■ WORK TO COMPLETE:
Reproduce the material below line by line, beginning with its first line and ending with the line that contains "0.174, 0.138, 0.090]"; leave out pictures.

■ DATA LINES:
—————

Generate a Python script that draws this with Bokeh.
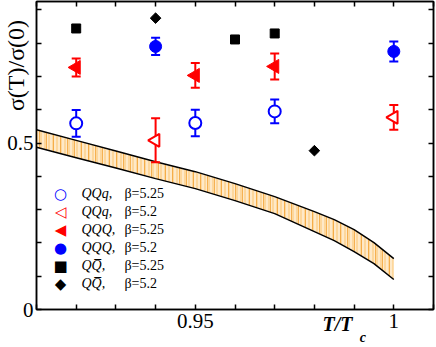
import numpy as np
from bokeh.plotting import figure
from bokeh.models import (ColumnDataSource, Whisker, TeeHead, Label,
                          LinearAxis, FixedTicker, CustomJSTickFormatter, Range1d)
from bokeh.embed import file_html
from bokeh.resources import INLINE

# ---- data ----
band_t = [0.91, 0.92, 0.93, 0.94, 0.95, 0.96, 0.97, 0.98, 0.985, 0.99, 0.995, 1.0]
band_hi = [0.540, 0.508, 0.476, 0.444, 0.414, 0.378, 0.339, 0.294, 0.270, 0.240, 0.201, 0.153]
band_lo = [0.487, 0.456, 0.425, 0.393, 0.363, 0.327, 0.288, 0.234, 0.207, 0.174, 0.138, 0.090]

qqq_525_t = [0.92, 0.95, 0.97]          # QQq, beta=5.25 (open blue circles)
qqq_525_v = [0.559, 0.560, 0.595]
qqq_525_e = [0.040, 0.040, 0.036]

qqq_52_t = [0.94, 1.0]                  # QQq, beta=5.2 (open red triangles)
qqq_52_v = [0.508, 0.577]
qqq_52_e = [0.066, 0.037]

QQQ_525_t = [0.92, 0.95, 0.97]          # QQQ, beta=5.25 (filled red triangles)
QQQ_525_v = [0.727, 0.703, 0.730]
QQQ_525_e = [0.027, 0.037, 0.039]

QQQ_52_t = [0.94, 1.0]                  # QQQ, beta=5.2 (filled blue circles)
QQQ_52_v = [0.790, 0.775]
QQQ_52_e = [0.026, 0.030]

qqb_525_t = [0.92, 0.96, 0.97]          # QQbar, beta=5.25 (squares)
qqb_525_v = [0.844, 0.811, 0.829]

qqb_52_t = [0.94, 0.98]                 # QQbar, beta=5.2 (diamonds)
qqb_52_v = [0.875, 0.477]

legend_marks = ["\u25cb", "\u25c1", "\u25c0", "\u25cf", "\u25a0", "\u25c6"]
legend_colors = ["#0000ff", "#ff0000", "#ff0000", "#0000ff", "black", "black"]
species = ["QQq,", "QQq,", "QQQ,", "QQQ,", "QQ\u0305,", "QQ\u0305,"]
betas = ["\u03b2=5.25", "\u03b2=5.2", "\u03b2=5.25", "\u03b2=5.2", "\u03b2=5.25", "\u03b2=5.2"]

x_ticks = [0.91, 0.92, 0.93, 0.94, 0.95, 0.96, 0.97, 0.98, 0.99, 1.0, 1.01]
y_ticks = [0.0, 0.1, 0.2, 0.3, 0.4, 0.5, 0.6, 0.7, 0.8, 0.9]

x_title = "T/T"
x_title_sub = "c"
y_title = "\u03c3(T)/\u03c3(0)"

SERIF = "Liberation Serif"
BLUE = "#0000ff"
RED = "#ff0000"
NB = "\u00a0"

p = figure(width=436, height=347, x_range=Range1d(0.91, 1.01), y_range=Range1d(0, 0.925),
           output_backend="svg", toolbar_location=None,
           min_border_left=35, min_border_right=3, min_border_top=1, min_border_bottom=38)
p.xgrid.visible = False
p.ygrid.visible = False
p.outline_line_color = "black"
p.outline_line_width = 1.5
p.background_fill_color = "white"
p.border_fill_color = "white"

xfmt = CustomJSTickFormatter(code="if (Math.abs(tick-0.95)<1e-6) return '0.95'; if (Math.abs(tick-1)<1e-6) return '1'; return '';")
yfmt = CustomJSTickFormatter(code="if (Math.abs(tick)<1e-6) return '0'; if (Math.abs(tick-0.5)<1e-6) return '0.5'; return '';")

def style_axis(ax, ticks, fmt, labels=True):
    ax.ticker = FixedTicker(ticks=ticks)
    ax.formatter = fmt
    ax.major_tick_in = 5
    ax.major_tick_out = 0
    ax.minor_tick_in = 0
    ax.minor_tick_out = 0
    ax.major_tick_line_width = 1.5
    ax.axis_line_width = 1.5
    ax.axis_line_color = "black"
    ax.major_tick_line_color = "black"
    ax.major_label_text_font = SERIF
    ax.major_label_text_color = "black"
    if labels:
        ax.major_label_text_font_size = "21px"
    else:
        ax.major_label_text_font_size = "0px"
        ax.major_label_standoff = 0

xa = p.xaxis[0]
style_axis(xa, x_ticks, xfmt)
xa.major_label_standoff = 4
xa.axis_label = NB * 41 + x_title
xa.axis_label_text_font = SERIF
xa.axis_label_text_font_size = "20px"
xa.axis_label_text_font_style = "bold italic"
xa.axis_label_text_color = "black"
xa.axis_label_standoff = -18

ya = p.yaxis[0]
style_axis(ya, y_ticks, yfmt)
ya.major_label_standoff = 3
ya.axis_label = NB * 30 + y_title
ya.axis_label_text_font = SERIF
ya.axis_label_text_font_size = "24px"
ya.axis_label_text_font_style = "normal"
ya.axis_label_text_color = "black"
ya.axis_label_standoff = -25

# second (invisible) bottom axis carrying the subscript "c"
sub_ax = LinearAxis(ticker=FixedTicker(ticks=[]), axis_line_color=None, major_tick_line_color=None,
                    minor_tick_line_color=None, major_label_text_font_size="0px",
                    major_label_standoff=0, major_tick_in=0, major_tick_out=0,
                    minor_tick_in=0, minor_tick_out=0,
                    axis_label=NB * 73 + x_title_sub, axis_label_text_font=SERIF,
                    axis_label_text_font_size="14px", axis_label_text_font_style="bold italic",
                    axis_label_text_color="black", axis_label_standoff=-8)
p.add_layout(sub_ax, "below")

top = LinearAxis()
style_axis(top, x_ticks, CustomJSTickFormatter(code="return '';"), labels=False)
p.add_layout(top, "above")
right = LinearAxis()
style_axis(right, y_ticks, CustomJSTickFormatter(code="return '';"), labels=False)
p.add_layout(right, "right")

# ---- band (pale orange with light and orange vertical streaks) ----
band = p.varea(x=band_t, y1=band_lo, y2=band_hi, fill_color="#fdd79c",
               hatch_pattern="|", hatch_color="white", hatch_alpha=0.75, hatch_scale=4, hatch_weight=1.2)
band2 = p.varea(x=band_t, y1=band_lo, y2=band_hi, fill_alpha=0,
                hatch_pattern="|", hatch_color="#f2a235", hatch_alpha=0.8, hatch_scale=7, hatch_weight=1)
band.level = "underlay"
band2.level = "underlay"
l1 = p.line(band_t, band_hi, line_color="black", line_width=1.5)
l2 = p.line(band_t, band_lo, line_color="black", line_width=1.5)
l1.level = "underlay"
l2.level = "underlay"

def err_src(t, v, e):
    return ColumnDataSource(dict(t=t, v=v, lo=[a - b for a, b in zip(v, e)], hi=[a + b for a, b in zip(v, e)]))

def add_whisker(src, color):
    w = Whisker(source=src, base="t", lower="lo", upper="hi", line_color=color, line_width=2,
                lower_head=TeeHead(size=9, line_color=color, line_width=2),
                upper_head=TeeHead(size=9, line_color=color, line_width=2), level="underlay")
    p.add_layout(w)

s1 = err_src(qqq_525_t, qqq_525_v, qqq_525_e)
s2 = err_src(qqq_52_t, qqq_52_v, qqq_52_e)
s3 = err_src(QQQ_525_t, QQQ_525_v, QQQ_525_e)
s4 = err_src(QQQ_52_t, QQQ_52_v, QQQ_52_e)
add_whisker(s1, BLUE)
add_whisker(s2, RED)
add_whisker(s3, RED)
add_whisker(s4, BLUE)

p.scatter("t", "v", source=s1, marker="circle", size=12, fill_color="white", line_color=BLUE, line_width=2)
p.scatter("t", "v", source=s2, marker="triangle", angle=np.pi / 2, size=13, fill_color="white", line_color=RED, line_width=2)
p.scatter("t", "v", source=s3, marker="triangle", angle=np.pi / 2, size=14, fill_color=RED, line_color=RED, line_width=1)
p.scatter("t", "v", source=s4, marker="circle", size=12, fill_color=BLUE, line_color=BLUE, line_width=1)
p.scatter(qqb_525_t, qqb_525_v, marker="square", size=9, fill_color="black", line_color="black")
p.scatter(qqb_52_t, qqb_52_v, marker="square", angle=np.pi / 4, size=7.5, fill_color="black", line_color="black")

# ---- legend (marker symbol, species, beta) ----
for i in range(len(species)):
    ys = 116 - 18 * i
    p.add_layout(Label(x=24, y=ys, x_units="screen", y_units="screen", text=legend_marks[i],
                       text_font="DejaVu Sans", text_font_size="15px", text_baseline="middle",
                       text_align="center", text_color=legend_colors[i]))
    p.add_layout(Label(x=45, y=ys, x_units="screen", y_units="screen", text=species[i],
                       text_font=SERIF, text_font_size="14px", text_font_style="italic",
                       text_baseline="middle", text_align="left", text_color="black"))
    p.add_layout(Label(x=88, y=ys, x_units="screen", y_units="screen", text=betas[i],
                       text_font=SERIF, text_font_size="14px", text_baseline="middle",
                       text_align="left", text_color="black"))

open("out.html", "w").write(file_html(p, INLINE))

—————

■ OUTPUT FOR THIS TASK:
Generate a Python script that draws this with Bokeh.
import numpy as np
from bokeh.plotting import figure
from bokeh.models import (ColumnDataSource, Whisker, TeeHead, Label,
                          LinearAxis, FixedTicker, CustomJSTickFormatter, Range1d)
from bokeh.embed import file_html
from bokeh.resources import INLINE

# ---- data ----
band_t = [0.91, 0.92, 0.93, 0.94, 0.95, 0.96, 0.97, 0.98, 0.985, 0.99, 0.995, 1.0]
band_hi = [0.540, 0.508, 0.476, 0.444, 0.414, 0.378, 0.339, 0.294, 0.270, 0.240, 0.201, 0.153]
band_lo = [0.487, 0.456, 0.425, 0.393, 0.363, 0.327, 0.288, 0.234, 0.207, 0.174, 0.138, 0.090]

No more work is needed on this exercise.